Now the fulfilling signs and fulfilling prophecies clearly denote, as represented in the prophetic word, that we are living in the last days, that the last message of warning to sin-fallen man is being proclaimed, and that our dear Redeemer shall soon appear, to be glorified in his saints, and to be admired in all them that believe. To those who love Christ’s appearing, this is truly cheering. It rejoices the weary pilgrim to know that soon, very soon, we shall rest. God help us to be ready to hail him with joy at his coming. “Looking for that blessed hope, and the glorious appearing of the great God and our Saviour Jesus Christ.” Titus 2:13.
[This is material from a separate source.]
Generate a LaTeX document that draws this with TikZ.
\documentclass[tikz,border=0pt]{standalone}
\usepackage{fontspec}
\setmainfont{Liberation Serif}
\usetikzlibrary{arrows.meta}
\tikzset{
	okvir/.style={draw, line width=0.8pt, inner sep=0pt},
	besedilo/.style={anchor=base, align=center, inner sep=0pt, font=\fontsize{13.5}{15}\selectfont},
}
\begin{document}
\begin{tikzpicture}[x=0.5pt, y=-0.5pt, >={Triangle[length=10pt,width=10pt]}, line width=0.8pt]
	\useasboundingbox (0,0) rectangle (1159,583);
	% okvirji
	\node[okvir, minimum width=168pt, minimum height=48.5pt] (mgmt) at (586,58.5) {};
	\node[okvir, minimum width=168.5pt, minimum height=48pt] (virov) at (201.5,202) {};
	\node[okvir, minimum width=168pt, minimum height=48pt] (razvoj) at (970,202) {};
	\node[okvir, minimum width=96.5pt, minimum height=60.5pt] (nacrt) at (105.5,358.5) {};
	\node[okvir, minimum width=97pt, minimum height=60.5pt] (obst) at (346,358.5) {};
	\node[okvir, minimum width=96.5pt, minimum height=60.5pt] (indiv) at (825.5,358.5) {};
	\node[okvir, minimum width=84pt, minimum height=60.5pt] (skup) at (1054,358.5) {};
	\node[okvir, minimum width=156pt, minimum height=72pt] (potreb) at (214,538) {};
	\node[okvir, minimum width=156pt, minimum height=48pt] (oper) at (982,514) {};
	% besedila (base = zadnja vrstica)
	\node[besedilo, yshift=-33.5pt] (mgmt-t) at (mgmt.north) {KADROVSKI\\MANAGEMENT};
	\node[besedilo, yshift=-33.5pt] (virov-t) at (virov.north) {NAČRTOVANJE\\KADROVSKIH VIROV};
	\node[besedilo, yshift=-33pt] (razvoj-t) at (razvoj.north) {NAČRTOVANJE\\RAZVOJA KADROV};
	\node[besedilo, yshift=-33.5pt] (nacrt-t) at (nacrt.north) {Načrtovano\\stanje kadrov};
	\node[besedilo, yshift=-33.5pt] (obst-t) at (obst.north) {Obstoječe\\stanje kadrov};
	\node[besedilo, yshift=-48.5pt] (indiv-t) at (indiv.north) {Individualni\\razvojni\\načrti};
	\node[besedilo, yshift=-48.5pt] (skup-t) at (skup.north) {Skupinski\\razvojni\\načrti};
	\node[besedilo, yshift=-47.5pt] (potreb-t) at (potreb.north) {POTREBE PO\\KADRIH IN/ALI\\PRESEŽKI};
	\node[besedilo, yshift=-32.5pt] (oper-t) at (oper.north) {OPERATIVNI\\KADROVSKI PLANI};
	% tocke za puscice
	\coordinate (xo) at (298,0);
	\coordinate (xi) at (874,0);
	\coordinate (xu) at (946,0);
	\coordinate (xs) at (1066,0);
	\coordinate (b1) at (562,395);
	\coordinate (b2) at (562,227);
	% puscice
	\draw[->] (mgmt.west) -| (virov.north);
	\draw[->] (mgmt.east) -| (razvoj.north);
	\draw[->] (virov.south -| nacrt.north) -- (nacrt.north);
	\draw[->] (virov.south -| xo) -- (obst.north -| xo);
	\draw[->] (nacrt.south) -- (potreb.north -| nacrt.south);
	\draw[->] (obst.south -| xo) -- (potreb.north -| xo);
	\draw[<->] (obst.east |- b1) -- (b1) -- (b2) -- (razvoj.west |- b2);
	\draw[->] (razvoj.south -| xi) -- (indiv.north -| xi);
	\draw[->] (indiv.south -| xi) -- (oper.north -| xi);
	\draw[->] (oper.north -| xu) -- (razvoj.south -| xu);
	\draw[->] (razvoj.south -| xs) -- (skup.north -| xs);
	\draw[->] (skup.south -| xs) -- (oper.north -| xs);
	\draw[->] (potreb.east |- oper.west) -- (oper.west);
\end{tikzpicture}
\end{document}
In conclusion, dear friends, let me call your attention again to the text. We are instructed to give a reason of our hope with meekness and fear. This requires us to do more than to theorize on this subject. Our practice has a great deal to do in giving a reason of our hope. It is of no use for us to express any hope of obtaining eternal life, unless we comply with the conditions of life held out before us in the Scriptures. “And every man that hath this hope purifieth himself, even as he is pure.” “if thou wilt enter into life, keep the commandments.” Only those who do the will of God can consistently cherish any hope of entering into the kingdom of Heaven. Be entreated, then, as you love life, to flee to Jesus, cease to do evil, and learn to do well, and so live as to secure a part in the first resurrection. May God help us to thus show a full assurance of our hope. Amen.